STATED TASK:
Can you write out the whole listing exactly?

RECORDED DATA:
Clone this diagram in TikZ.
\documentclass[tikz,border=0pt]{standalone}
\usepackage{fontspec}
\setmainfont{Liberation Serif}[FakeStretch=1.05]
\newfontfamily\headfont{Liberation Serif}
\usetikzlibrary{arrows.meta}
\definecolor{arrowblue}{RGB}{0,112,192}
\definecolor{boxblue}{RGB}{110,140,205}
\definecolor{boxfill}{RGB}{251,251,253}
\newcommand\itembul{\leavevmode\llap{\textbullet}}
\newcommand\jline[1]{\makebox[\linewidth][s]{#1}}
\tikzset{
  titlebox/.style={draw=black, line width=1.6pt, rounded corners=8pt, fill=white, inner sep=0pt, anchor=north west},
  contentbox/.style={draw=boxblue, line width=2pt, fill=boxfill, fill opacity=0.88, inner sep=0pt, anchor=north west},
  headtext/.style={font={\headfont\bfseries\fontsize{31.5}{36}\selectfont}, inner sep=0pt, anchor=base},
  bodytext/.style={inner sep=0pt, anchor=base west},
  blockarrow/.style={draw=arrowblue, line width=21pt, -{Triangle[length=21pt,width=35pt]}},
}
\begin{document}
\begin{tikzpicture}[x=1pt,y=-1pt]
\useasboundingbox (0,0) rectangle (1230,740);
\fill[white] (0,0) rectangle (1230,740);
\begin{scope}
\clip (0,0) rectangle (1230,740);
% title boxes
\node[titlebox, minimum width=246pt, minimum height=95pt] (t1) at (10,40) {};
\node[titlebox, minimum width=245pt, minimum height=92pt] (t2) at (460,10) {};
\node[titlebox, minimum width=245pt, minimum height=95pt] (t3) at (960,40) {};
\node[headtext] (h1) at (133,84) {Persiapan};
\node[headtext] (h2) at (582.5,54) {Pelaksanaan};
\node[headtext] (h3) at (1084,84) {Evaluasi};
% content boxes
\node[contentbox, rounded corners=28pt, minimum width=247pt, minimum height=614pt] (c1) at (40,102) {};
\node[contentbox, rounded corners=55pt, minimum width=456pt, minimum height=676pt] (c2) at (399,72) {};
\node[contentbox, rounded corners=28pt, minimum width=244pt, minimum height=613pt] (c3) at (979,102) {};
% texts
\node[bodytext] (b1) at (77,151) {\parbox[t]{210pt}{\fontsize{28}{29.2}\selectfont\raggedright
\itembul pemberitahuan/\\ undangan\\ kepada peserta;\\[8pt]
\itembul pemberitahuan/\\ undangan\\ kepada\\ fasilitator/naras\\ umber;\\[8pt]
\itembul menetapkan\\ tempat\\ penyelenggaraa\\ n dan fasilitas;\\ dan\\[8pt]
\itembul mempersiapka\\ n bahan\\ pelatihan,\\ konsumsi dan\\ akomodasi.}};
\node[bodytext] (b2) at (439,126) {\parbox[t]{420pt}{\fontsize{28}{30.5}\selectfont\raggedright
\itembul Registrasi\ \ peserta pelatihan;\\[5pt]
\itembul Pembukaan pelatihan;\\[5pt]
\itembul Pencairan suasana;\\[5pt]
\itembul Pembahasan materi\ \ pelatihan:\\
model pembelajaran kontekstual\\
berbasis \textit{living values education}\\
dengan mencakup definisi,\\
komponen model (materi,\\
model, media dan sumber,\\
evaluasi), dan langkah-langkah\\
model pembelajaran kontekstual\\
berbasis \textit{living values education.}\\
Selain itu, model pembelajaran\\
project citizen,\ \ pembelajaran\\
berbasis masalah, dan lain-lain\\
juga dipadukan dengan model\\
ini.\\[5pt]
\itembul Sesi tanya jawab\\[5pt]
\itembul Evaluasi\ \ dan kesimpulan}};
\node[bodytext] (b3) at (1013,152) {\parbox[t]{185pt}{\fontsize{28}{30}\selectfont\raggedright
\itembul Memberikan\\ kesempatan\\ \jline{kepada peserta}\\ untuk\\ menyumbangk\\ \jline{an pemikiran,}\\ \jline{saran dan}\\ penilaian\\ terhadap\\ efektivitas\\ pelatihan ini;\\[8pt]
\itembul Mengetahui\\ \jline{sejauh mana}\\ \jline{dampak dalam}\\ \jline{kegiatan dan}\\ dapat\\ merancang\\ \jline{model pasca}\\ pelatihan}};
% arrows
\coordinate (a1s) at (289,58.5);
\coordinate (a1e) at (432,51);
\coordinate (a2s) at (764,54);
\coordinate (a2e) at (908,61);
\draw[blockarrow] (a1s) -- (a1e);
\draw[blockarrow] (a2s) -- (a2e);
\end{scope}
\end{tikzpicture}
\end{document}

CORRECT OUTPUT:
Clone this diagram in TikZ.
\documentclass[tikz,border=0pt]{standalone}
\usepackage{fontspec}
\setmainfont{Liberation Serif}[FakeStretch=1.05]
\newfontfamily\headfont{Liberation Serif}
\usetikzlibrary{arrows.meta}
\definecolor{arrowblue}{RGB}{0,112,192}
\definecolor{boxblue}{RGB}{110,140,205}
\definecolor{boxfill}{RGB}{251,251,253}
\newcommand\itembul{\leavevmode\llap{\textbullet}}
\newcommand\jline[1]{\makebox[\linewidth][s]{#1}}
\tikzset{
  titlebox/.style={draw=black, line width=1.6pt, rounded corners=8pt, fill=white, inner sep=0pt, anchor=north west},
  contentbox/.style={draw=boxblue, line width=2pt, fill=boxfill, fill opacity=0.88, inner sep=0pt, anchor=north west},
  headtext/.style={font={\headfont\bfseries\fontsize{31.5}{36}\selectfont}, inner sep=0pt, anchor=base},
  bodytext/.style={inner sep=0pt, anchor=base west},
  blockarrow/.style={draw=arrowblue, line width=21pt, -{Triangle[length=21pt,width=35pt]}},
}
\begin{document}
\begin{tikzpicture}[x=1pt,y=-1pt]
\useasboundingbox (0,0) rectangle (1230,740);
\fill[white] (0,0) rectangle (1230,740);
\begin{scope}
\clip (0,0) rectangle (1230,740);
% title boxes
\node[titlebox, minimum width=246pt, minimum height=95pt] (t1) at (10,40) {};
\node[titlebox, minimum width=245pt, minimum height=92pt] (t2) at (460,10) {};
\node[titlebox, minimum width=245pt, minimum height=95pt] (t3) at (960,40) {};
\node[headtext] (h1) at (133,84) {Persiapan};
\node[headtext] (h2) at (582.5,54) {Pelaksanaan};
\node[headtext] (h3) at (1084,84) {Evaluasi};
% content boxes
\node[contentbox, rounded corners=28pt, minimum width=247pt, minimum height=614pt] (c1) at (40,102) {};
\node[contentbox, rounded corners=55pt, minimum width=456pt, minimum height=676pt] (c2) at (399,72) {};
\node[contentbox, rounded corners=28pt, minimum width=244pt, minimum height=613pt] (c3) at (979,102) {};
% texts
\node[bodytext] (b1) at (77,151) {\parbox[t]{210pt}{\fontsize{28}{29.2}\selectfont\raggedright
\itembul pemberitahuan/\\ undangan\\ kepada peserta;\\[8pt]
\itembul pemberitahuan/\\ undangan\\ kepada\\ fasilitator/naras\\ umber;\\[8pt]
\itembul menetapkan\\ tempat\\ penyelenggaraa\\ n dan fasilitas;\\ dan\\[8pt]
\itembul mempersiapka\\ n bahan\\ pelatihan,\\ konsumsi dan\\ akomodasi.}};
\node[bodytext] (b2) at (439,126) {\parbox[t]{420pt}{\fontsize{28}{30.5}\selectfont\raggedright
\itembul Registrasi\ \ peserta pelatihan;\\[5pt]
\itembul Pembukaan pelatihan;\\[5pt]
\itembul Pencairan suasana;\\[5pt]
\itembul Pembahasan materi\ \ pelatihan:\\
model pembelajaran kontekstual\\
berbasis \textit{living values education}\\
dengan mencakup definisi,\\
komponen model (materi,\\
model, media dan sumber,\\
evaluasi), dan langkah-langkah\\
model pembelajaran kontekstual\\
berbasis \textit{living values education.}\\
Selain itu, model pembelajaran\\
project citizen,\ \ pembelajaran\\
berbasis masalah, dan lain-lain\\
juga dipadukan dengan model\\
ini.\\[5pt]
\itembul Sesi tanya jawab\\[5pt]
\itembul Evaluasi\ \ dan kesimpulan}};
\node[bodytext] (b3) at (1013,152) {\parbox[t]{185pt}{\fontsize{28}{30}\selectfont\raggedright
\itembul Memberikan\\ kesempatan\\ \jline{kepada peserta}\\ untuk\\ menyumbangk\\ \jline{an pemikiran,}\\ \jline{saran dan}\\ penilaian\\ terhadap\\ efektivitas\\ pelatihan ini;\\[8pt]
\itembul Mengetahui\\ \jline{sejauh mana}\\ \jline{dampak dalam}\\ \jline{kegiatan dan}\\ dapat\\ merancang\\ \jline{model pasca}\\ pelatihan}};
% arrows
\coordinate (a1s) at (289,58.5);
\coordinate (a1e) at (432,51);
\coordinate (a2s) at (764,54);
\coordinate (a2e) at (908,61);
\draw[blockarrow] (a1s) -- (a1e);
\draw[blockarrow] (a2s) -- (a2e);
\end{scope}
\end{tikzpicture}
\end{document}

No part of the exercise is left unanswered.